Moloch (1999), Taurus (2001), Il Sole (2005), Faust (2011). Quando Aleksandr Sokurov fa riferimento alla sua tetralogia, anche solo alludendovi fuggevolmente, in un istante comprendiamo che non possono esservi dubbi: si tratta di un unico organismo estetico. Complesso, ma unitario. Un corpus coerente, inscindibile nelle sue singole parti. La follia di Hitler, la malattia di Lenin, la de-divinizzazione di Hirohito: tutte fluiscono l’una nell’altra, convergendo, coadiuvate dalla putrescenza di Faust. Un’epopea della deformazione e del collasso – fisico e ideologico a un tempo – che, paradossalmente, fa corpo.

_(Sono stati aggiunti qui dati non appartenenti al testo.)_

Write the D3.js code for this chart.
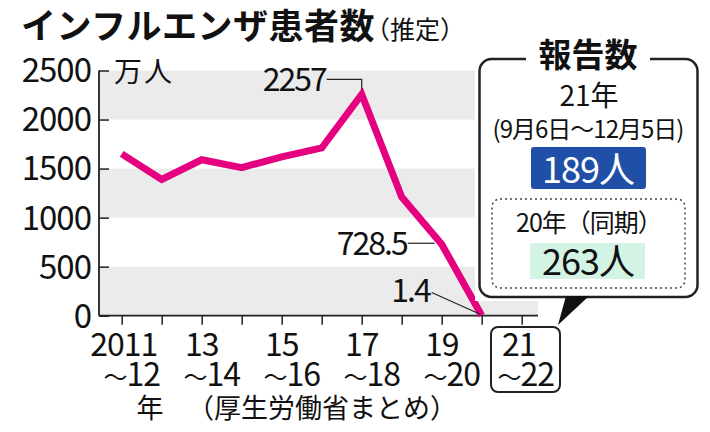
<!DOCTYPE html>
<html>
<head>
<meta charset="utf-8">
<script src="https://cdn.jsdelivr.net/npm/d3@7"></script>
<style>
  body { margin: 0; background: #fff; }
  text { font-family: "Noto Sans CJK JP", "Noto Sans", sans-serif; fill: #111; }
</style>
</head>
<body>
<div id="chart"></div>
<script>
"use strict";

// data (万人)
var seasons = ["2011-12","2012-13","2013-14","2014-15","2015-16","2016-17","2017-18","2018-19","2019-20","2020-21","2021-22"];
var patients = [1650, 1390, 1590, 1510, 1620, 1710, 2257, 1210, 728.5, 1.4];
var tickTop = ["2011","","13","","15","","17","","19","","21"];
var tickBottom = ["12","","14","","16","","18","","20","","22"];
var yTicks = [0, 500, 1000, 1500, 2000, 2500];
var callouts = [{i: 6, text: "2257"}, {i: 8, text: "728.5"}, {i: 9, text: "1.4"}];
var reportNow = 189, reportPrev = 263;

var W = 710, H = 432;
var svg = d3.select("#chart").append("svg")
    .attr("width", W).attr("height", H);

var x = d3.scalePoint().domain(seasons).range([121.7, 521.7]),
    y = d3.scaleLinear().domain([0, 2500]).range([315.7, 70.5]);
var left = 99, right = 538;

// gray bands
var bands = [[0, 500], [1000, 1500], [2000, 2500]];
svg.selectAll(".band").data(bands).enter().append("rect")
    .attr("class", "band")
    .attr("x", left).attr("width", right - left)
    .attr("y", function (d) { return y(d[1]); })
    .attr("height", function (d) { return y(d[0]) - y(d[1]); })
    .attr("fill", "#ebebeb");

// y axis
var yAxis = svg.append("g")
    .attr("transform", "translate(" + left + ",0)")
    .call(d3.axisRight(y).tickValues(yTicks).tickSize(10).tickFormat(""));
yAxis.select(".domain").remove();
yAxis.selectAll("line").attr("stroke", "#222").attr("stroke-width", 1.5);
svg.append("line").attr("x1", left).attr("x2", left)
    .attr("y1", y(2500)).attr("y2", y(0)).attr("stroke", "#222").attr("stroke-width", 1.8);

svg.selectAll(".ylab").data(yTicks).enter().append("text")
    .attr("x", 91).attr("y", function (d) { return y(d); })
    .attr("dy", "0.36em").attr("text-anchor", "end")
    .style("font-size", "33px").style("letter-spacing", "-1px")
    .text(function (d) { return d; });

svg.append("text").attr("x", 114).attr("y", 82)
    .style("font-size", "28px").style("letter-spacing", "2px").text("万人");

// x axis
var xAxis = svg.append("g")
    .attr("transform", "translate(0," + y(0) + ")")
    .call(d3.axisBottom(x).tickSize(9).tickFormat(""));
xAxis.select(".domain").remove();
xAxis.selectAll("line").attr("stroke", "#222").attr("stroke-width", 1.5);
svg.append("line").attr("x1", left).attr("x2", right)
    .attr("y1", y(0)).attr("y2", y(0)).attr("stroke", "#222").attr("stroke-width", 1.8);

var xl = svg.selectAll(".xlab").data(seasons.slice(0, 10)).enter().append("g");
xl.append("text")
    .attr("x", function (d, i) { return x(d) + (i === 0 ? 2 : 0); })
    .attr("y", 356).attr("text-anchor", "middle")
    .style("font-size", "32px").style("letter-spacing", "-1px")
    .text(function (d, i) { return tickTop[i]; });
var bot = xl.filter(function (d, i) { return tickBottom[i] !== ""; })
    .append("text")
    .attr("x", function (d) { return x(d) + 10; })
    .attr("y", 386).attr("text-anchor", "middle")
    .style("font-size", "32px").style("letter-spacing", "-1px");
bot.append("tspan").style("font-size", "24px").text("～");
bot.append("tspan").text(function (d) { return tickBottom[seasons.indexOf(d)]; });

svg.append("text").attr("x", 150).attr("y", 418).attr("text-anchor", "middle")
    .style("font-size", "27px").text("年");
svg.append("text").attr("x", 322).attr("y", 418).attr("text-anchor", "middle")
    .style("font-size", "27px").text("（厚生労働省まとめ）");

// line
var line = d3.line()
    .x(function (d, i) { return x(seasons[i]); })
    .y(function (d) { return y(d); });
svg.append("path").datum(patients)
    .attr("d", line)
    .attr("fill", "none")
    .attr("stroke", "#e5007f")
    .attr("stroke-width", 7)
    .attr("stroke-linejoin", "miter");

// callouts
function cx(c) { return x(seasons[c.i]); }
function cy(c) { return y(patients[c.i]); }
var c0 = callouts[0], c1 = callouts[1], c2 = callouts[2];
svg.append("path")
    .attr("d", "M" + (cx(c0) - 35) + "," + (cy(c0) - 15) + "H" + cx(c0) + "V" + (cy(c0) - 5))
    .attr("fill", "none").attr("stroke", "#222").attr("stroke-width", 1.2);
svg.append("text").attr("x", cx(c0) - 36).attr("y", cy(c0) - 3)
    .attr("text-anchor", "end").style("font-size", "32px").style("letter-spacing", "-2px").text(c0.text);
svg.append("line")
    .attr("x1", cx(c1) - 34).attr("x2", cx(c1) - 7)
    .attr("y1", cy(c1) - 1).attr("y2", cy(c1) - 1)
    .attr("stroke", "#222").attr("stroke-width", 1.2);
svg.append("text").attr("x", cx(c1) - 35).attr("y", cy(c1) + 11)
    .attr("text-anchor", "end").style("font-size", "32px").style("letter-spacing", "-2px").text(c1.text);
svg.append("line")
    .attr("x1", cx(c2) - 50).attr("x2", cx(c2) - 1)
    .attr("y1", cy(c2) - 23).attr("y2", cy(c2) - 1)
    .attr("stroke", "#222").attr("stroke-width", 1.2);
svg.append("text").attr("x", cx(c2) - 52).attr("y", cy(c2) - 14)
    .attr("text-anchor", "end").style("font-size", "32px").style("letter-spacing", "-2px").text(c2.text);

// title
var title = svg.append("text").attr("x", 21).attr("y", 39);
title.append("tspan").style("font-size", "35px").style("font-weight", "bold")
    .style("letter-spacing", "0.5px").text("インフルエンザ患者数");
title.append("tspan").attr("dx", -10).style("font-size", "25px").text("（推定）");

// report box
svg.append("rect").attr("x", 475).attr("y", 40).attr("width", 230).attr("height", 261).attr("fill", "#fff");
svg.append("rect").attr("x", 479.5).attr("y", 59).attr("width", 218).attr("height", 238)
    .attr("rx", 12).attr("fill", "#fff").attr("stroke", "#222").attr("stroke-width", 2.5);
svg.append("rect").attr("x", 526).attr("y", 50).attr("width", 124).attr("height", 16).attr("fill", "#fff");
svg.append("text").attr("x", 588).attr("y", 67).attr("text-anchor", "middle")
    .style("font-size", "33px").style("font-weight", "bold").text("報告数");
svg.append("text").attr("x", 589).attr("y", 106).attr("text-anchor", "middle")
    .style("font-size", "28px").text("21年");
svg.append("text").attr("x", 588).attr("y", 138).attr("text-anchor", "middle")
    .style("font-size", "24px").style("letter-spacing", "-1px").text("(9月6日～12月5日)");
svg.append("rect").attr("x", 531).attr("y", 147).attr("width", 115).attr("height", 42)
    .attr("rx", 3).attr("fill", "#1f4fa6");
svg.append("text").attr("x", 588).attr("y", 183).attr("text-anchor", "middle")
    .style("font-size", "36px").style("fill", "#fff").style("letter-spacing", "-1px").text(reportNow + "人");

svg.append("rect").attr("x", 492).attr("y", 199).attr("width", 193).attr("height", 89)
    .attr("rx", 8).attr("fill", "none").attr("stroke", "#444").attr("stroke-width", 1.5)
    .attr("stroke-dasharray", "2,3");
svg.append("text").attr("x", 589).attr("y", 232).attr("text-anchor", "middle")
    .style("font-size", "25px").style("letter-spacing", "-1px").text("20年（同期）");
svg.append("rect").attr("x", 530).attr("y", 243).attr("width", 115).attr("height", 36)
    .attr("fill", "#d3f3e4");
svg.append("text").attr("x", 588).attr("y", 275).attr("text-anchor", "middle")
    .style("font-size", "36px").style("letter-spacing", "-1px").text(reportPrev + "人");

// pointer
svg.append("path").attr("d", "M566,296L589,296L558,325Z").attr("fill", "#111");

// 21~22 label in a box
var lx = x(seasons[10]);
svg.append("rect").attr("x", 491).attr("y", 327).attr("width", 69).attr("height", 65)
    .attr("rx", 7).attr("fill", "#fff").attr("stroke", "#222").attr("stroke-width", 2);
svg.append("text").attr("x", lx - 3).attr("y", 356).attr("text-anchor", "middle")
    .style("font-size", "32px").style("letter-spacing", "-1px").text(tickTop[10]);
var last = svg.append("text").attr("x", lx + 4).attr("y", 386).attr("text-anchor", "middle")
    .style("font-size", "32px").style("letter-spacing", "-1px");
last.append("tspan").style("font-size", "24px").text("～");
last.append("tspan").text(tickBottom[10]);
</script>
</body>
</html>
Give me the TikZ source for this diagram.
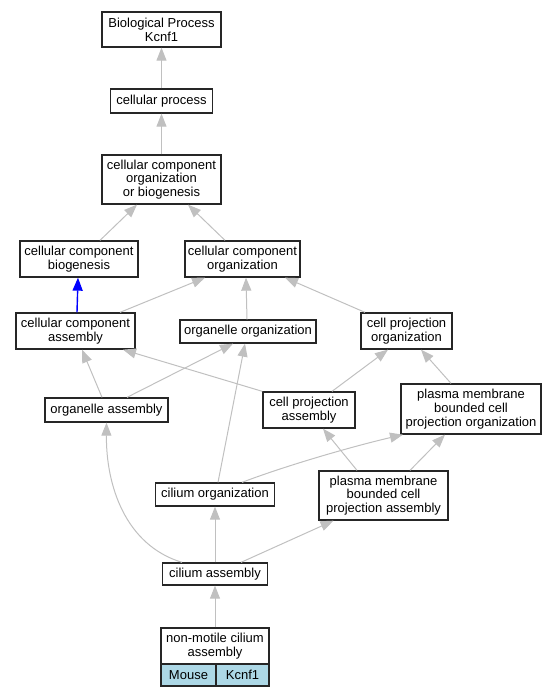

Rimaneggiare Moloch – restaurarlo, rimontarlo, rinnovarne completamente il fonogramma – equivale a ritemprare non il singolo testo bensì il colosso tetralogico in cui si inscrive, insufflando nella sua carne rinnovate energie. Restaurare equivale a rianimare. In conferenza stampa Sokurov asserisce con lapidaria freddezza che il periodo di vita di un’opera cinematografica non va oltre i «sei, sette anni». Pessimismo incondivisibile per un’opera quale Moloch, che scansa autonomamente le corruttele del tempo, collocandosi – come l’Eva Braun di Elena Rufanova – in una regione a-storica. Fuori dal tempo e dalla guerra, nella claustrofilia opalescente di una roccaforte che galleggia su un mare di nebbia mutuato dalla Xanadu di Citizen Kane. È l’atemporalità del capolavoro che il restauro conferma anziché smentire, rivelando l’(in)attualità di un’opera che travalica i confini del Novecento ed evita una cronachistica estetizzazione delle sue figure cardine. Per Sokurov infatti, «il nazismo è sempre vivo» e, per questo, diventa necessario perforare la maschera e martoriare la fisicità dei leader dei nuovi fanatismi che affiorano. Moloch umanizza – e, a tratti, animalizza – Hitler, ne svela l’assoluta fragilità, carpendo la transizione dalla volubilità intellettuale alla pura follia. Leonid Mozgovoy genera con la sua voce uno (s)concerto incoerente in cui striscianti sussurri e grida tonanti si alternano mentre il grigiore sfumato della fotografia di Fyodorov e Rodionov divora quel poco che resta di un corpo ormai esangue. Attraverso Hitler agonizza l’incubo nazista.
È proprio il carattere oltremondano e astorico dell’opera di Sokurov a preservarne inviolate la portata politica e la potenza anarchica. Per questo l’inclusione nella tetralogia di Faust risulta totalmente coerente e anzi funzionale a spingere il corpus filmico fuori da coordinate temporali certe.